Formerly known by La Casa de Hierro, La Corona began its life located in one of the most famous buildings in Cuba due to its frame made of iron and steel, a technological marvel during its day. However, the location of the factory has changed several times before finally landing at its current location and is known as the home of the Romeo y Julieta marca. Incidentally, Habanos S.A. is releasing a new Romeo y Julieta vitola at the festival this year, the 3 3/4 x 47 Petite Royales, which will join the brand’s regular production offerings.
After arriving at the factory, were were escorted into a small atrium that was open all the way to the top of the building, allowing us to see the the third floor. We quickly climbed the stairs to the first floor, where hundreds of teams were bunching and rolling cigars. Each floor was laid out in a square U pattern with the stairway and an elevator in the middle and just about every rolling station was full.
There were quite a few men rolling, something that is a bit unusual in some factories, even at the El Laguito factory that I visited last year, where women dominate the numbers of people who apply wrappers to the cigars.
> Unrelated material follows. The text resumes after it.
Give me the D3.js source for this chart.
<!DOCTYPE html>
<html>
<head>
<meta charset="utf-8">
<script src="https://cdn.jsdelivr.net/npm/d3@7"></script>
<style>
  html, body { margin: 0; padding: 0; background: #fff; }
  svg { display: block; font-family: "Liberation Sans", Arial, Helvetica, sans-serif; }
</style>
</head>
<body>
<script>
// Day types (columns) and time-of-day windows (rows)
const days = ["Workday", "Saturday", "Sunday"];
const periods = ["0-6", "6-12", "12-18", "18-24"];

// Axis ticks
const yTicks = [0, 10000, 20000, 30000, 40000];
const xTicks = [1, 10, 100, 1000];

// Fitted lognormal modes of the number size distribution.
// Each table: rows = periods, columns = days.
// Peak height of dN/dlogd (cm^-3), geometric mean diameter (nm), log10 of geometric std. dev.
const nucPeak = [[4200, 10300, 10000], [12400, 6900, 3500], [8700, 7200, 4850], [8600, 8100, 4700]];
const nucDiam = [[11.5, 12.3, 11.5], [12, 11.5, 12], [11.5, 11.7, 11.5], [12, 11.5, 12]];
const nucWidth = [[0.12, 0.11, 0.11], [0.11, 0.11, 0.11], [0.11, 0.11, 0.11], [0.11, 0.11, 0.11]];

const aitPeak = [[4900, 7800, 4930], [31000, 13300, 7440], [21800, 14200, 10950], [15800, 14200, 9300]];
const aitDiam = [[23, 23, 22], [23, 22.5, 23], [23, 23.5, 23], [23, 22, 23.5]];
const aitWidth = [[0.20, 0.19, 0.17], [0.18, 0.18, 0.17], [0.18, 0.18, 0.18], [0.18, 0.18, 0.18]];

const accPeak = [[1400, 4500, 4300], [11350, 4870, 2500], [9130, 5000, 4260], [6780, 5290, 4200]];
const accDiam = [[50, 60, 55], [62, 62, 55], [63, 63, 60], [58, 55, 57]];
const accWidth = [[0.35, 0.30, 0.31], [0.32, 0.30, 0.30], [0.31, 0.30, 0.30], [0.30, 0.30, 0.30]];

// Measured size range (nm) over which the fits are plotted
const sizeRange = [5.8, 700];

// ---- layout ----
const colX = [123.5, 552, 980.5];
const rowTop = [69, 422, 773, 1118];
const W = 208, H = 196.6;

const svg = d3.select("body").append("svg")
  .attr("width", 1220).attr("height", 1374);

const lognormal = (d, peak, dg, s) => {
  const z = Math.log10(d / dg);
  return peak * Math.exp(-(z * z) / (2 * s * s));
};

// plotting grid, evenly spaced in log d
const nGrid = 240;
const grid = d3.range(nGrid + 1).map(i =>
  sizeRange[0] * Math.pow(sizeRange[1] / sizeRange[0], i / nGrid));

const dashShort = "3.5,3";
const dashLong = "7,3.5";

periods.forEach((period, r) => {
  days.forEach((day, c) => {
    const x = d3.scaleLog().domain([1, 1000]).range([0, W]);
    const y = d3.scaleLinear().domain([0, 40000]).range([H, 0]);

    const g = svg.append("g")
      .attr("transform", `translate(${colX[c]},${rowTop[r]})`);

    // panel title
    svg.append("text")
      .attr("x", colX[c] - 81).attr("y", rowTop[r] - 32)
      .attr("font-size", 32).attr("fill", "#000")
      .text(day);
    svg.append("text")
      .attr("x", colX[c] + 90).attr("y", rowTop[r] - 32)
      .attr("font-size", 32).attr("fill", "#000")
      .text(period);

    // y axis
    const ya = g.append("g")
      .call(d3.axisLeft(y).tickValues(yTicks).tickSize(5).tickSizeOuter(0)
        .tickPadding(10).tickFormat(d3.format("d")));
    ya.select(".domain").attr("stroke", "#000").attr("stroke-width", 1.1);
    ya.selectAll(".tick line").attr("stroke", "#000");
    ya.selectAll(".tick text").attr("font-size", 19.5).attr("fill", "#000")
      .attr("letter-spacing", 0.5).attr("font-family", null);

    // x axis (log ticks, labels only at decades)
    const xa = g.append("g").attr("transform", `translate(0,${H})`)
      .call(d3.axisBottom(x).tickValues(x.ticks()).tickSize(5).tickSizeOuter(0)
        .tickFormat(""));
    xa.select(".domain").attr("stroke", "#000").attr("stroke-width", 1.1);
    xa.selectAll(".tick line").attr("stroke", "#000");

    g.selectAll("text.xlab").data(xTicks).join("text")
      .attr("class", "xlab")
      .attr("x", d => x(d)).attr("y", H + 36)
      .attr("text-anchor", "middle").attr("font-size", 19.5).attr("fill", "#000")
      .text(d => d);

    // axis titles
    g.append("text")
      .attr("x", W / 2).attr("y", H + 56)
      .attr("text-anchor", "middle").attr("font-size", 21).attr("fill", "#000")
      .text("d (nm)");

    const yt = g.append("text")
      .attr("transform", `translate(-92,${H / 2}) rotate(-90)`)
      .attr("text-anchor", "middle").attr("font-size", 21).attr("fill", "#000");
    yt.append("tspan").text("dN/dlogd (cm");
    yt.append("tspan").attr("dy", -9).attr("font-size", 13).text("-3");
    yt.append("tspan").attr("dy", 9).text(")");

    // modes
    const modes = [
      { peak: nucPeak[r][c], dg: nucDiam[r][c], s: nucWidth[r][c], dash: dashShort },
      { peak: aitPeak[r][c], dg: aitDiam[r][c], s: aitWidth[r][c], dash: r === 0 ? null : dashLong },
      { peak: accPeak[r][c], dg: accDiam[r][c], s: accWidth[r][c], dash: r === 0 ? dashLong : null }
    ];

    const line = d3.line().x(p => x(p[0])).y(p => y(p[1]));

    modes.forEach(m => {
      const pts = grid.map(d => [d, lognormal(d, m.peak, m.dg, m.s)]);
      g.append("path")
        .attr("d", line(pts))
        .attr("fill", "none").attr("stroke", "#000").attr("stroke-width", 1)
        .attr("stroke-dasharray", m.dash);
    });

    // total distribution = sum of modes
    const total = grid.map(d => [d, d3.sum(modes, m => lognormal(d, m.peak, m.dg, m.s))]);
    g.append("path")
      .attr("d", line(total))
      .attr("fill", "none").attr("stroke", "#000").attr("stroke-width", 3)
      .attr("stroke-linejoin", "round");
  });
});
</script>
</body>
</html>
There were also a number of rollers smoking—both men and women—and most of the cigars being smoked looked to have production bands.
After the rolling room, we were escorted to the stripping room and the color sorting room before I got a bit sick of constantly tripping over other people in what looked to be four different groups and decided to see if I could sneak away into some other rooms.
I have found that if you can get past the handlers who are with each group—and sometimes at doorways—the actual workers in the factory are more than happy to show you around some more unusual places. Knowing this, I slipped away and joined a group of workers in an elevator, which took me to the top level of the factory, where I was able to make my way into a cooling room filled to the top with cigars.
As I wandered around, I ran across what looked to be some drawers that were being filled with cigars for one of the humidors that will be sold at Friday night’s closing gala.
Sadly, both the blending room and basement were locked, so I decided to run back through the entire factory once again to see if there was anything I missed the first time due to the crush of people.
As I was made it through the rolling room again, there was a woman sitting in a window that was not there before, someone I photographed from across the room with a long lens as she kept a watchful eye on everyone in that part of the factory.
As was the case last year, I was offered cigars for sale right off of the rolling table, although only when I was walking alone without the group, or more importantly, the handlers. Prices ranged from 5 CUC to more than 15 CUC, and interestingly, since there were no bands in this part of the factory that I could see, I would just have to trust whatever they told me about what the cigars was correct, assuming the ring gauge and size match up. The rollers offering to sell cigars were always were nice, but never took no for an answer the first time, and a number of times I had to just walk away while they were talking or I never would have been able to get away.
After touring the La Corona factory, I hurried back to the convention center so that I could attend another seminar, this time a pairing of Cuban cigars and rum. The products given to us were a Partagas Serie P. No. 2 as well as two of the four different rums that belong to Cuba Ron Corp.’s Isla Grande Collection: Extra Seco and Extra Anejo 15 Years.
The panel was chaired by Juan Escalon and Jorge Cardoso, who are the president and export manger for Cuba Ron respectively, as well as Cuban master rum makers Cesar Augusto Marti and Julio Ayan. The four took everyone in the room through not only the process of making rum, but also the thought process behind pairing specific rums with specific cigars, and how to look for an ideal combination. While I enjoyed the Extra Seco, the combination of the Extra Anejo 15 Years and Partagas Serie P. No. 2 really sang, and was quite enjoyable as I listened to the rest of the program.
After that was over, there were no other scheduled events, so I took a taxi to the old part of Havana to shoot some street photography for the last post.